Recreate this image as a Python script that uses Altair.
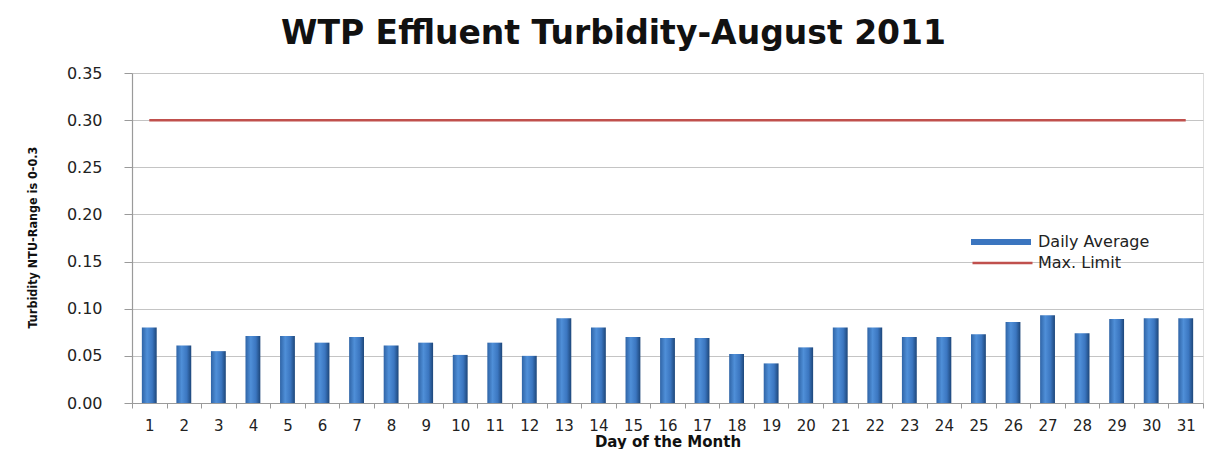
import altair as alt
import pandas as pd

days = list(range(1, 32))
daily_average = [0.080, 0.061, 0.055, 0.071, 0.071, 0.064, 0.070, 0.061, 0.064, 0.051,
                 0.064, 0.050, 0.090, 0.080, 0.070, 0.069, 0.069, 0.052, 0.042, 0.059,
                 0.080, 0.080, 0.070, 0.070, 0.073, 0.086, 0.093, 0.074, 0.089, 0.090, 0.090]
max_limit = [0.30, 0.30, 0.30, 0.30, 0.30, 0.30, 0.30, 0.30, 0.30, 0.30,
             0.30, 0.30, 0.30, 0.30, 0.30, 0.30, 0.30, 0.30, 0.30, 0.30,
             0.30, 0.30, 0.30, 0.30, 0.30, 0.30, 0.30, 0.30, 0.30, 0.30, 0.30]
series_names = ["Daily Average", "Max. Limit"]
y_ticks = [0.00, 0.05, 0.10, 0.15, 0.20, 0.25, 0.30, 0.35]

BLUE = "#3b75bf"
RED = "#c0504d"
LABEL_FONT = "DejaVu Sans"

bars_df = pd.DataFrame({"day": days, "value": daily_average, "series": series_names[0]})
line_df = pd.DataFrame({"day": days, "value": max_limit, "series": series_names[1]})

x_scale = alt.Scale(type="band", paddingInner=0, paddingOuter=0)
y_scale = alt.Scale(domain=[0, 0.35], nice=False, zero=True)

x_axis = alt.Axis(
    title="Day of the Month", labelAngle=0, tickBand="extent", grid=False,
    labelFont=LABEL_FONT, labelFontSize=15, labelColor="#222222", labelPadding=10,
    tickSize=5, tickColor="#9a9a9a", domainColor="#9a9a9a", domainWidth=1.2,
    titleFont=LABEL_FONT, titleFontSize=15, titleFontWeight="bold", titleColor="#111111",
    titleY=43, titleBaseline="alphabetic",
)
y_axis = alt.Axis(
    title="Turbidity NTU-Range is 0-0.3", values=y_ticks, format=".2f",
    labelFont=LABEL_FONT, labelFontSize=16, labelColor="#222222", labelPadding=22,
    tickSize=8, tickColor="#9a9a9a", domainColor="#9a9a9a", domainWidth=1.2,
    gridColor="#c4c4c4", gridWidth=1,
    titleFont="Liberation Sans Narrow, DejaVu Sans Condensed, sans-serif",
    titleFontSize=12.5, titleFontWeight="bold", titleColor="#111111",
    titleAngle=270, titleX=-100, titleY=164, titleAlign="center", titleBaseline="middle",
)

bar_gradient = alt.Gradient(
    gradient="linear", x1=0, x2=1, y1=0, y2=0,
    stops=[
        alt.GradientStop(color="#2f64a6", offset=0),
        alt.GradientStop(color="#4f8fd8", offset=0.35),
        alt.GradientStop(color="#3b76c0", offset=0.7),
        alt.GradientStop(color="#1d4679", offset=1),
    ],
)

bars = alt.Chart(bars_df).mark_bar(
    color=bar_gradient, width=alt.RelativeBandSize(0.43)
).encode(
    x=alt.X("day:O", scale=x_scale, axis=x_axis),
    y=alt.Y("value:Q", scale=y_scale, axis=y_axis),
)

# legend entry for the bars, from an empty helper layer
bar_legend_layer = alt.Chart(bars_df).transform_filter("false").mark_point(filled=True).encode(
    x=alt.X("day:O", scale=x_scale),
    y=alt.Y("value:Q", scale=y_scale),
    fill=alt.Fill(
        "series:N",
        scale=alt.Scale(domain=[series_names[0]], range=[BLUE]),
        legend=alt.Legend(
            title=None, orient="none", legendX=839, legendY=159, direction="vertical",
            padding=0, clipHeight=20,
            symbolType="M-1,-0.1L1,-0.1L1,0.1L-1,0.1Z", symbolSize=3600,
            symbolOpacity=1, symbolStrokeWidth=0,
            labelFont=LABEL_FONT, labelFontSize=16, labelColor="#222222", labelOffset=7,
        ),
    ),
)

line = alt.Chart(line_df).mark_line(strokeWidth=2.5).encode(
    x=alt.X("day:O", scale=x_scale),
    y=alt.Y("value:Q", scale=y_scale),
    color=alt.Color(
        "series:N",
        scale=alt.Scale(domain=[series_names[1]], range=[RED]),
        legend=alt.Legend(
            title=None, orient="none", legendX=839, legendY=180, direction="vertical",
            padding=0, clipHeight=20,
            symbolType="stroke", symbolSize=3600, symbolStrokeWidth=2.5,
            labelFont=LABEL_FONT, labelFontSize=16, labelColor="#222222", labelOffset=4,
        ),
    ),
)

chart = alt.layer(bars, line, bar_legend_layer).resolve_legend(
    color="independent", fill="independent"
).properties(
    width=1071, height=330,
    padding={"left": 124, "top": 65, "right": 4, "bottom": 46},
    autosize=alt.AutoSizeParams(type="none"),
    title=alt.TitleParams(
        text="WTP Effluent Turbidity-August 2011",
        font=LABEL_FONT, fontSize=33, fontWeight="bold", color="#111111",
        anchor="middle", dx=-54, dy=34, offset=22, baseline="alphabetic",
    ),
).configure_view(stroke="transparent").configure(background="white")

chart.save("out.html", embed_options={"renderer": "svg", "actions": False})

What to produce: Give again, word for word, every line from the top of the data above to the line holding "y_scale = alt.Scale(domain=[0, 0.35], nice=False, zero=True)", inclusive, with the pictures left out.

Complete answer:
Recreate this image as a Python script that uses Altair.
import altair as alt
import pandas as pd

days = list(range(1, 32))
daily_average = [0.080, 0.061, 0.055, 0.071, 0.071, 0.064, 0.070, 0.061, 0.064, 0.051,
                 0.064, 0.050, 0.090, 0.080, 0.070, 0.069, 0.069, 0.052, 0.042, 0.059,
                 0.080, 0.080, 0.070, 0.070, 0.073, 0.086, 0.093, 0.074, 0.089, 0.090, 0.090]
max_limit = [0.30, 0.30, 0.30, 0.30, 0.30, 0.30, 0.30, 0.30, 0.30, 0.30,
             0.30, 0.30, 0.30, 0.30, 0.30, 0.30, 0.30, 0.30, 0.30, 0.30,
             0.30, 0.30, 0.30, 0.30, 0.30, 0.30, 0.30, 0.30, 0.30, 0.30, 0.30]
series_names = ["Daily Average", "Max. Limit"]
y_ticks = [0.00, 0.05, 0.10, 0.15, 0.20, 0.25, 0.30, 0.35]

BLUE = "#3b75bf"
RED = "#c0504d"
LABEL_FONT = "DejaVu Sans"

bars_df = pd.DataFrame({"day": days, "value": daily_average, "series": series_names[0]})
line_df = pd.DataFrame({"day": days, "value": max_limit, "series": series_names[1]})

x_scale = alt.Scale(type="band", paddingInner=0, paddingOuter=0)
y_scale = alt.Scale(domain=[0, 0.35], nice=False, zero=True)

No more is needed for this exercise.